Controlling perennial weeds selectively in established pastures or forage crops like alfalfa may be done in several ways and may involve a combination of techniques. With forage crops that are regularly mowed for hay, mowing itself may help control weeds. The control by mowing is due to the reduction in the weed root carbohydrate reserves (a class of substances in the roots that provide the energy for regrowth) and/or by reducing seed production.

Another way to combat perennial weeds is the careful use of selective herbicides. However, before using herbicides the grower should evaluate the cost of herbicide treatment in relation to the potential to increase profits on hay sales and/or animal performance. A significant increase in hay price may be required to compensate for the cost of herbicide application.

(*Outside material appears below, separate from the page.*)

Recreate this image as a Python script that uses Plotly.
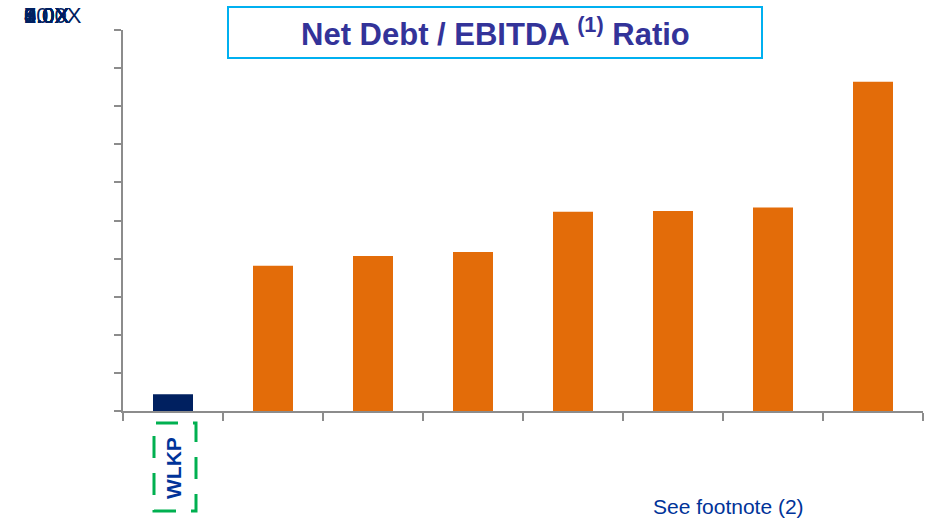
import plotly.graph_objects as go

# ---- data ----
companies = ["WLKP", "Peer 1", "Peer 2", "Peer 3", "Peer 4", "Peer 5", "Peer 6", "Peer 7"]
ratios = [0.44, 3.81, 4.07, 4.17, 5.23, 5.25, 5.34, 8.64]
bar_colors = ["#002060"] + ["#E36C09"] * 7
y_tick_values = [0, 1, 2, 3, 4, 5, 6, 7, 8, 9, 10]
y_tick_labels = ["0.0X", "1.0X", "2.0X", "3.0X", "4.0X", "5.0X",
                 "6.0X", "7.0X", "8.0X", "9.0X", "10.0X"]
title_text = "Net Debt / EBITDA <sup>(1)</sup> Ratio"
footnote = "See footnote (2)"

W, H = 925, 518
L, T = 123, 30
PW, PH = 800, 381
R = W - L - PW
B = H - T - PH


def px_x(p):
    return (p - L) / PW


def px_y(p):
    return (T + PH - p) / PH


positions = list(range(len(companies)))

fig = go.Figure()
fig.add_trace(go.Bar(
    x=positions, y=ratios, width=0.4,
    marker=dict(color=bar_colors, line=dict(width=0)),
    hoverinfo="skip",
))

fig.update_layout(
    width=W, height=H,
    margin=dict(l=L, r=R, t=T, b=B, pad=0),
    paper_bgcolor="white", plot_bgcolor="white",
    showlegend=False,
    font=dict(family="Liberation Sans, Arial, sans-serif"),
    xaxis=dict(
        range=[-0.5, len(companies) - 0.5],
        tickmode="array",
        tickvals=[i - 0.5 for i in range(len(companies) + 1)],
        showticklabels=False,
        ticks="outside", ticklen=8, tickwidth=2, tickcolor="#8C8C8C",
        showline=True, linecolor="#8C8C8C", linewidth=2,
        showgrid=False, zeroline=False,
    ),
    yaxis=dict(
        range=[0, 10],
        tickmode="array", tickvals=y_tick_values,
        showticklabels=False,
        ticks="outside", ticklen=7, tickwidth=2, tickcolor="#8C8C8C",
        showline=True, linecolor="#8C8C8C", linewidth=2,
        showgrid=False, zeroline=False,
    ),
)

# overlapping y tick labels at top-left (as in reference)
for lab in y_tick_labels:
    fig.add_annotation(
        x=px_x(22), y=px_y(15), xref="paper", yref="paper",
        xanchor="left", yanchor="middle", showarrow=False,
        text=lab, font=dict(size=22, color="#002060"),
    )

# title box
fig.add_shape(
    type="rect", xref="paper", yref="paper",
    x0=px_x(228), x1=px_x(762), y0=px_y(58), y1=px_y(7),
    line=dict(color="#00B0F0", width=2), fillcolor="rgba(0,0,0,0)",
)
fig.add_annotation(
    x=px_x(495), y=px_y(32), xref="paper", yref="paper",
    xanchor="center", yanchor="middle", showarrow=False,
    text="<b>" + title_text + "</b>",
    font=dict(size=31, color="#333399"),
)

# WLKP label with dashed green box
fig.add_shape(
    type="rect", xref="paper", yref="paper",
    x0=px_x(154), x1=px_x(196), y0=px_y(511), y1=px_y(423),
    line=dict(color="#00B050", width=3, dash="22px,15px"),
    fillcolor="rgba(0,0,0,0)",
)
fig.add_annotation(
    x=positions[0], y=px_y(468), xref="x", yref="paper",
    xanchor="center", yanchor="middle", showarrow=False,
    textangle=-90, text="<b>" + companies[0] + "</b>",
    font=dict(size=21, color="#003399"),
)

# footnote
fig.add_annotation(
    x=px_x(728), y=px_y(506), xref="paper", yref="paper",
    xanchor="center", yanchor="middle", showarrow=False,
    text=footnote, font=dict(size=21, color="#003399"),
)

fig.write_html(
    "out.html",
    config={"displayModeBar": False},
    post_script="document.body.style.margin='0';document.body.style.padding='0';",
)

In a forage livestock operation the farm/ranch manager may be able to use grazing animals to help control weeds. In a technique known as mob-grazing, animals are placed onto a field at a high density for a period of about 1-2 weeks. Mob grazing, used carefully, can provide weed control under the right conditions. The forage crop itself must be well rooted to avoid animal damage. In mob grazing, weeds are utilized as forage or uprooted by the hoof action of the animals. This method has been used with some success to control weeds in grass pastures and established alfalfa.